After Wisam sat for his interview with Abdullah, Conley tapped him for translation work. Conley has tried to make his Alive in Baghdad effort reciprocal, providing tips and equipment, extra work and friendship to the Iraqis who help him make their stories public. He's got the whole arrangement tethered with shoestrings, burning through $2,000 a month while drawing about 10,000 viewers to each video interview. "We think we have about enough money for one or two more months, and then we're done," Conley said.

Visitors from around the world visit Alive in Baghdad. Each video has a comments section, providing a window not just to the wide-ranging support Conley's project gets but the criticisms of those who see it as propaganda. He resists what he calls "this really bullsh-- simplification of the conflict in Iraq that, 'Oh, they hate each other, and we need to get out of there because it's not our civil war.' " Conley clearly has a position, but he hopes people come to the site with an open mind. "We're trying to get people to think a second thought."
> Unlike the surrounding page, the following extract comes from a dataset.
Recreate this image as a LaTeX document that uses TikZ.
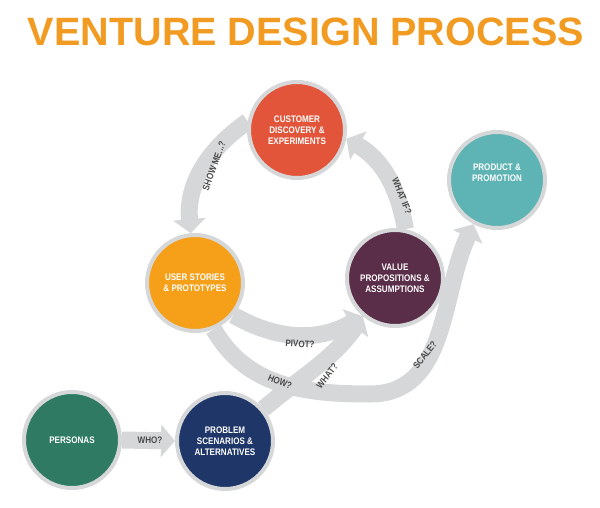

Conley, Abduallah and Wisam are all in their 20s and closely connected through new technology. But because of where they live or what they feel they've been called to do, they're also close to danger. All are on the move.

Wisam hopes to be out of Baghdad soon. "Next month I'll leave, Insha'Allah [God willing]," he said. He says he'd like to play the next "Grand Theft Auto," as would Abdullah. The games come out in the fall. In a sense that's close. But it's also far, far away.